In the mid-19th century, the government embarked on an ambitious scheme to free up crown lands and open new areas for settlement. They started by building a series of roads leading to the unsettled central portion in the southwest part of the province known as the Queen’s Bush.
As soon as the roads were usable, the government began promoting the lands as a rich, agricultural resource. They focused their attention on attracting settlers from the British Isles.
Many people desperate for an opportunity to improve their lot bought the pitch. Shortly thereafter stagecoaches, brimming with eager newcomers, were regularly making their way up to the wild unknowns. It’s unlikely any of these adventurous souls read an 1846 Canadian Gazetteer account describing the area, rather unencouragingly, as “it has not long been open for settlement, and no return has yet been made from it.“
“Crude” was probably the best description for roads in the mid-19th century. At their worst, they were horrible. Accidents were commonplace and stagecoaches could rarely travel more than a few kilometres per day. As a result little outpost communities, such as Ponsonby, began to pop up every few kilometres or so. In those early days, their sole reason for existence was to provide overnight respite to the injured and exhausted travellers making the treacherous stage journey into the untamed west.
Ponsonby was first settled around 1840. It became official when John Thorpe Jr. opened a post office in 1856 and named the settlement Thorpville. The village’s name changed in 1863 when James Hailey took over the post office, which he ran from his general store. During the 1860s the village included a hotel, owned by George Hirst, a wagonmaker, John Newman, a carpenter, Richard Ariss and a butcher, Arthur Hickling. The Maitland brothers operated a blacksmith shop and later expanded into wagon making.

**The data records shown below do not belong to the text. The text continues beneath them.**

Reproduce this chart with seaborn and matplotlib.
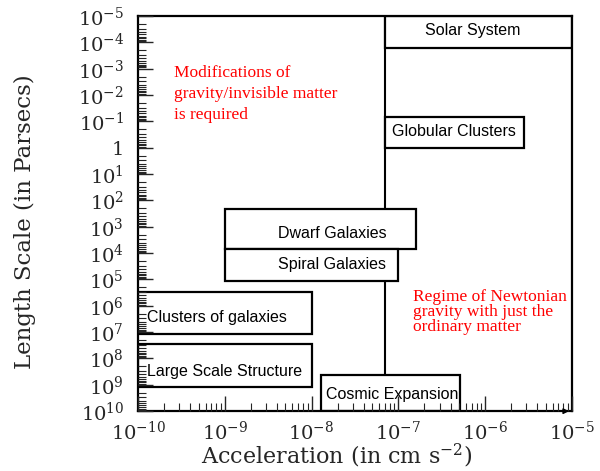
import numpy as np
import pandas as pd
import matplotlib
matplotlib.use("Agg")
import matplotlib.pyplot as plt
from matplotlib.patches import Rectangle
from matplotlib.ticker import LogLocator, FixedLocator, FuncFormatter, NullFormatter
import seaborn as sns

# ---- data ----
regimes = ["Solar System", "Globular Clusters", "Dwarf Galaxies", "Spiral Galaxies",
           "Clusters of galaxies", "Large Scale Structure", "Cosmic Expansion"]
acc_min = [7.0e-8, 7.0e-8, 1.0e-9, 1.0e-9, 1.0e-10, 1.0e-10, 1.27e-8]
acc_max = [1.0e-5, 2.8e-6, 1.6e-7, 1.0e-7, 1.0e-8, 1.0e-8, 5.1e-7]
len_min = [1.0e-5, 0.067, 220.0, 6.9e3, 2.95e5, 2.9e7, 4.3e8]
len_max = [1.6e-4, 1.0, 6.9e3, 1.13e5, 1.16e7, 1.2e9, 1.0e10]
label_x = [7.2e-7, 8.4e-8, 4.1e-9, 4.1e-9, 1.26e-10, 1.26e-10, 1.45e-8]
label_y = [3.7e-5, 0.25, 1.8e3, 2.6e4, 2.8e6, 3.0e8, 2.3e9]
label_ha = ["center", "left", "left", "left", "left", "left", "left"]

newton_acc = 7.0e-8
newton_line_len = [1.0e-5, 4.3e8]

x_ticks = [1e-10, 1e-9, 1e-8, 1e-7, 1e-6, 1e-5]
y_ticks = [10.0 ** k for k in range(-5, 11)]

note_left = "Modifications of\ngravity/invisible matter\nis required"
note_right = "Regime of Newtonian\ngravity with just the\nordinary matter"

df = pd.DataFrame({"regime": regimes, "a0": acc_min, "a1": acc_max,
                   "l0": len_min, "l1": len_max,
                   "tx": label_x, "ty": label_y, "ha": label_ha})

# ---- style ----
sns.set_style("ticks")
plt.rcParams["font.family"] = ["DejaVu Serif"]
plt.rcParams["mathtext.fontset"] = "dejavuserif"

fig = plt.figure(figsize=(6.0, 4.71), dpi=100)
ax = fig.add_axes([0.23, 0.127, 0.723, 0.839])
ax.set_axisbelow(False)

# vertical Newtonian boundary line drawn through seaborn
line_df = pd.DataFrame({"a": [newton_acc, newton_acc], "L": newton_line_len})
sns.lineplot(data=line_df, x="a", y="L", ax=ax, color="black", lw=1.5,
             sort=False, orient="y", estimator=None, zorder=1)

ax.set_xscale("log")
ax.set_yscale("log")
ax.set_xlim(x_ticks[0], x_ticks[-1])
ax.set_ylim(y_ticks[-1], y_ticks[0])

for _, r in df.iterrows():
    ax.add_patch(Rectangle((r.a0, r.l0), r.a1 - r.a0, r.l1 - r.l0,
                           facecolor="white", edgecolor="black", lw=1.6, zorder=2))
    ax.text(r.tx, r.ty, r.regime, ha=r.ha, va="center",
            fontsize=11.5, family="Liberation Sans", color="black", zorder=4)

ax.text(2.6e-10, 9.1e-3, note_left, color="red", fontsize=12.5,
        family="Liberation Serif", ha="left", va="center", linespacing=1.4)
ax.text(1.46e-7, 1.74e6, note_right, color="red", fontsize=12.5,
        family="Liberation Serif", ha="left", va="center", linespacing=0.9)

# ticks
def fmt(v, pos):
    e = int(round(np.log10(v)))
    if e == 0:
        return "1"
    return r"$10^{%d}$" % e

ax.xaxis.set_major_locator(FixedLocator(x_ticks))
ax.yaxis.set_major_locator(FixedLocator(y_ticks))
ax.xaxis.set_major_formatter(FuncFormatter(fmt))
ax.yaxis.set_major_formatter(FuncFormatter(fmt))
ax.xaxis.set_minor_locator(LogLocator(base=10, subs=np.arange(2, 10), numticks=100))
ax.yaxis.set_minor_locator(LogLocator(base=10, subs=np.arange(2, 10), numticks=100))
ax.xaxis.set_minor_formatter(NullFormatter())
ax.yaxis.set_minor_formatter(NullFormatter())
ax.tick_params(which="major", direction="in", length=11, width=1.0,
               labelsize=14, top=False, right=False)
ax.tick_params(which="minor", direction="in", length=5.5, width=0.8,
               top=False, right=False)
ax.tick_params(axis="y", which="major", pad=10)
ax.tick_params(axis="x", which="major", pad=7)

for s in ax.spines.values():
    s.set_linewidth(1.6)
    s.set_color("black")

ax.set_xlabel(r"Acceleration (in cm s$^{-2}$)", fontsize=16)
ax.set_ylabel("Length Scale (in Parsecs)", fontsize=16.5)
ax.xaxis.set_label_coords(0.458, -0.078)
ax.yaxis.set_label_coords(-0.235, 0.48)

# small arrow head at end of x axis
ax.annotate("", xy=(1.0, 0.0), xytext=(0.975, 0.0), xycoords="axes fraction",
            arrowprops=dict(arrowstyle="-|>", color="black", lw=1.0,
                            mutation_scale=8), zorder=5)

fig.savefig("out.png", dpi=100)
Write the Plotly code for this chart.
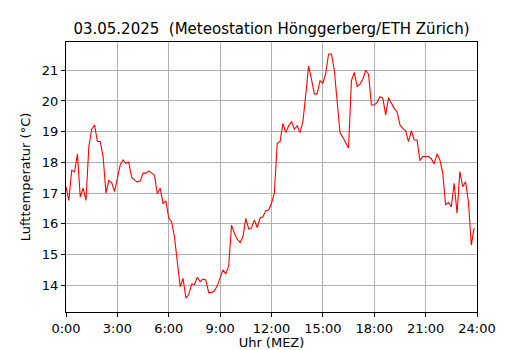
import plotly.graph_objects as go

# 10-minute temperature readings, 00:00 .. 23:50
temps = [
    17.21, 16.76, 17.75, 17.69, 18.27, 16.87, 17.16, 16.76, 18.51, 19.08,
    19.22, 18.68, 18.68, 18.19, 17.00, 17.41, 17.34, 17.05, 17.48, 17.92,
    18.08, 17.97, 18.01, 17.52, 17.43, 17.36, 17.40, 17.65, 17.65, 17.72,
    17.66, 17.58, 16.98, 17.16, 16.66, 16.75, 16.18, 16.07, 15.58, 14.77,
    13.95, 14.23, 13.58, 13.69, 14.04, 14.03, 14.26, 14.12, 14.20, 14.17,
    13.76, 13.76, 13.82, 13.98, 14.23, 14.50, 14.37, 14.63, 15.96, 15.69,
    15.50, 15.39, 15.58, 16.18, 15.84, 15.86, 16.13, 15.88, 16.19, 16.23,
    16.43, 16.45, 16.67, 17.00, 18.62, 18.68, 19.27, 18.97, 19.19, 19.33,
    19.08, 19.19, 18.97, 19.33, 20.20, 21.14, 20.71, 20.23, 20.23, 20.66,
    20.58, 20.90, 21.53, 21.53, 21.01, 20.03, 18.97, 18.82, 18.65, 18.47,
    20.66, 20.93, 20.47, 20.55, 20.71, 21.00, 20.87, 19.87, 19.87, 19.95,
    20.14, 20.09, 19.55, 20.11, 19.93, 19.76, 19.65, 19.22, 19.11, 19.03,
    18.68, 19.03, 18.73, 18.73, 18.06, 18.19, 18.19, 18.19, 18.12, 17.95,
    18.28, 18.08, 17.65, 16.62, 16.69, 16.56, 17.32, 16.35, 17.70, 17.21,
    17.37, 16.72, 15.31, 15.86,
]
hours = [i * 10 / 60 for i in range(len(temps))]

x_tickvals = [0, 3, 6, 9, 12, 15, 18, 21, 24]
x_ticktext = ["0:00", "3:00", "6:00", "9:00", "12:00", "15:00", "18:00", "21:00", "24:00"]
y_tickvals = [14, 15, 16, 17, 18, 19, 20, 21]

title_text = "03.05.2025  (Meteostation Hönggerberg/ETH Zürich)"

fig = go.Figure()
fig.add_trace(go.Scatter(x=hours, y=temps, mode="lines",
                         line=dict(color="#ff0000", width=1.1),
                         showlegend=False, hoverinfo="skip"))

font_family = "DejaVu Sans"
fig.update_layout(
    width=530, height=350,
    margin=dict(l=66, r=53, t=42, b=38, autoexpand=False),
    paper_bgcolor="white", plot_bgcolor="white",
    font=dict(family=font_family, size=13, color="black"),
    title=dict(text=title_text, font=dict(family=font_family, size=15, color="black"),
               x=271.5 / 530, xref="container", xanchor="center",
               y=1 - 29 / 350, yref="container", yanchor="middle"),
)
fig.update_xaxes(
    range=[0, 24], tickmode="array", tickvals=x_tickvals, ticktext=x_ticktext,
    showgrid=True, gridcolor="#b0b0b0", gridwidth=1,
    showline=True, mirror=True, linecolor="black", linewidth=1,
    ticks="outside", ticklen=4, tickcolor="black", tickwidth=1,
    zeroline=False, automargin=False,
    tickfont=dict(size=13),
    title=dict(text="Uhr (MEZ)", font=dict(size=13), standoff=2),
)
fig.update_yaxes(
    range=[13.13, 21.92], tickmode="array", tickvals=y_tickvals,
    showgrid=True, gridcolor="#b0b0b0", gridwidth=1,
    showline=True, mirror=True, linecolor="black", linewidth=1,
    ticks="outside", ticklen=4, tickcolor="black", tickwidth=1,
    zeroline=False, automargin=False,
    tickfont=dict(size=13),
    title=dict(text="Lufttemperatur (°C)", font=dict(size=13), standoff=8),
)

fig.write_html(
    "out.html",
    config={"displayModeBar": False, "staticPlot": True},
    post_script="document.body.style.margin='0';document.body.style.padding='0';"
                "document.documentElement.style.overflow='hidden';",
)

By the 1880s the wagon trains had stopped rolling and Ponsonby’s fortunes began to slip. For a while it found renewed life as a service and supply centre for the local farm community. A public school opened around 1886 and a Methodist church by 1892. Other residents included the two blacksmiths, Peter Beattie and George Little and two wagonmakers, George Brown and George Little. The remainder of Ponsonby’s residents, such as John Faskin, Mrs. Ellen Fife, George Maitland and Francis Murdock, farmed and sold livestock. Dawson and Beattie opened a feed mill in 1895, the same year that David Duffield took over the post office and general store.
Ponsonby continued to decline during the early 20th century. As roads improved and automobiles grew in popularity, farmers found it easier to travel to larger centres. The general store and post office finally closed in 1912. Today a few remnants of old Ponsonby still remain. George Hirst’s hotel was beautifully renovated and is now used as a private home. Portions of the former store and old post office remain in use. Sadly, the cemetery was an unfortunate victim of road widening. They tried to make amends by laying out a small pioneer cemetery alongside the new road. Other than a few original homes which remain occupied, little else remains of Ponsonby.